Let $f:A \to B$ be an injective ring homomorphism of $\mathbb{C}$-algebras and $A, B$ are integral domains. Suppose that $B$ is the integral closure of the ring $A$ (in the fraction field of $A$) i.e., $\mathrm{Spec}(B)$ is the normalization of $\mathrm{Spec}(A)$. Let $I$ be an ideal in $A$. Is the induced morphism from $A/I$ to $B \otimes_A A/I$ injective?
$\begingroup$
$\endgroup$
Add a comment
|
1 Answer
$\begingroup$
$\endgroup$
$\newcommand{\C}{\mathbb C}$No.
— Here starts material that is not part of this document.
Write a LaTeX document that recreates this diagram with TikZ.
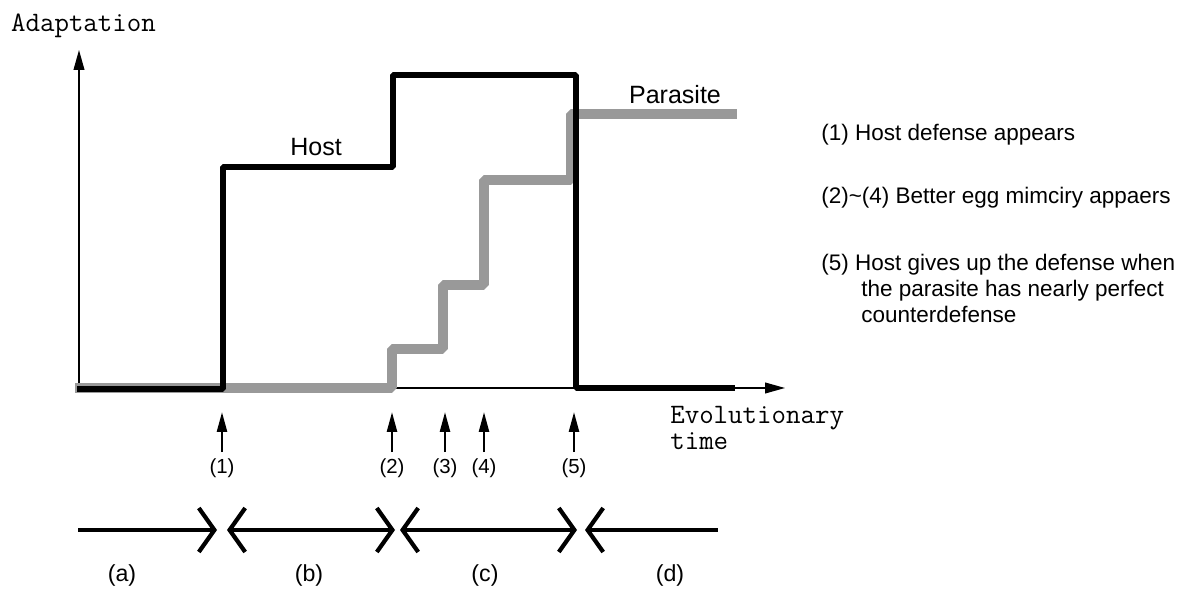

Let $A=\C[t^2,t^3]$, so the fraction field is $\C(t)$ and $B = \C[t]$. Take the ideal $I = \langle t^2\rangle$, so $A/I$ has a $\C$-basis $\{1,t^3\}$. In particular, $t^3$ is not a multiple of $t^2$ in $A$, so $t^3$ is not $0$ in $A/I$. However, the image of $t^3$ is $0$ in $B\otimes_A A/I$: $$ A/I \ni t^3\mapsto 1\otimes t^3 = t\otimes t^2 = t\otimes 0 = 0\in B\otimes_A A/I. $$ I guess this would always work unless $A=B$. Take $b\in B\setminus A$. Write $b$ as $a_2/a_1$, where $a_1,a_2\in A$. Then take $I = \langle a_1\rangle$. Since $b\notin A$, $a_2$ is not a multiple of $a_1$ in $A$, so $a_2\notin I$, so $a_2$ is not $0$ in $A/I$. However, its image in $B\otimes_A A/I$ is $0$: $$ 1\otimes a_2 = 1\otimes \frac{a_2}{a_1}a_1 = 1\otimes ba_1 =b\otimes a_1 = 0. $$